Since the rebellion erupted in October, the rebels have taken nearly half of Africa's third-largest country.

"Wherever our valiant soldiers have decided to engage in combat, the enemy has been defeated," the general said in an interview (conducted by Information Minister Mulumba) in the pro-government Le Soft. "We remain an effective Army, with our human potential intact and a worth that has already been proven across Africa, in Nigeria, Chad, Burundi, and Rwanda."

Yet in Kinshasa itself, most people seem to believe that the greatest threat to their security comes not from the rebels, but from the FAZ. Residents in the capital are reportedly bracing for another round of pillaging, like the ones they faced in 1991 and 1993, when Zairean soldiers went on the rampage over low wages.

Foreign observers report the cloud of deserters and broken Army units are drifting back toward Kinshasa from the east, looting and destroying as they come.

Stragglers have been arriving in Kinshasa ever since the war with the rebels began six months ago. But they have been easily picked up by the relatively well-ordered members of Mobutu's Pretorian Guard, the special presidential detachment called DSP.

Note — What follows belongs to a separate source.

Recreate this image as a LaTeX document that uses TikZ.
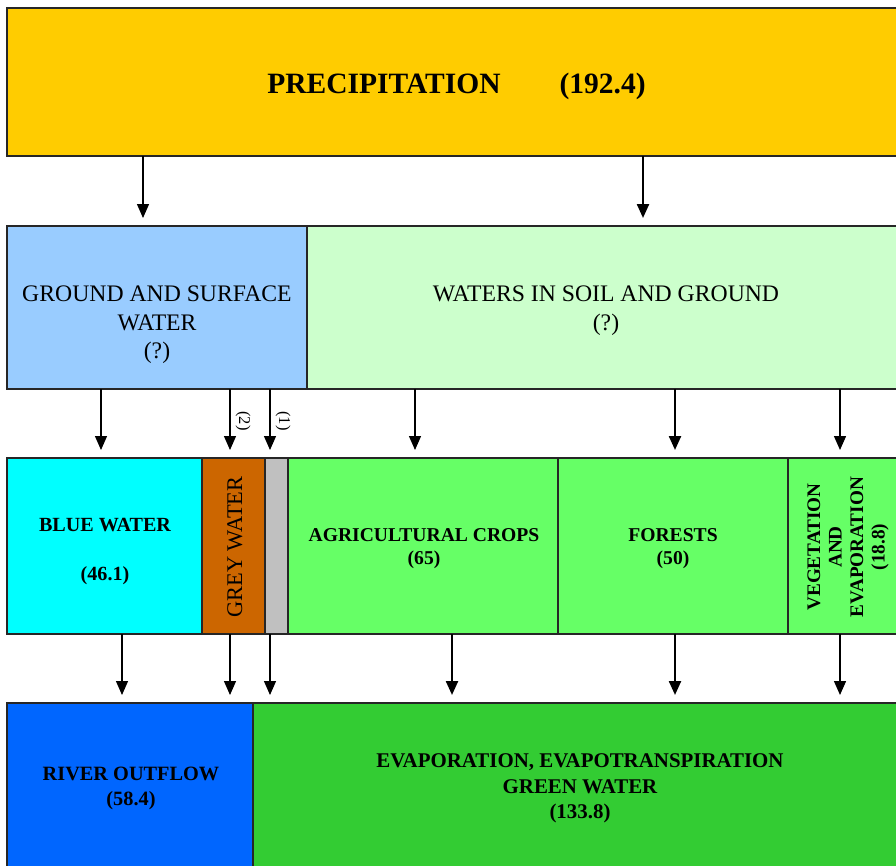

But, one African diplomat says, "The question is, can the DSP keep control when whole units start arriving on the edge of town?"

Nobody knows what will happen next: Mobutu could flee tomorrow; there could be a coup or maybe even a cease-fire; or things might just drift on until the first rebel mortars land at the airport weeks or months from now. But everybody - Zairean and foreigner alike - fears there will be one last great spree of theft and vandalism before the kleptocracy in Zaire finally flees.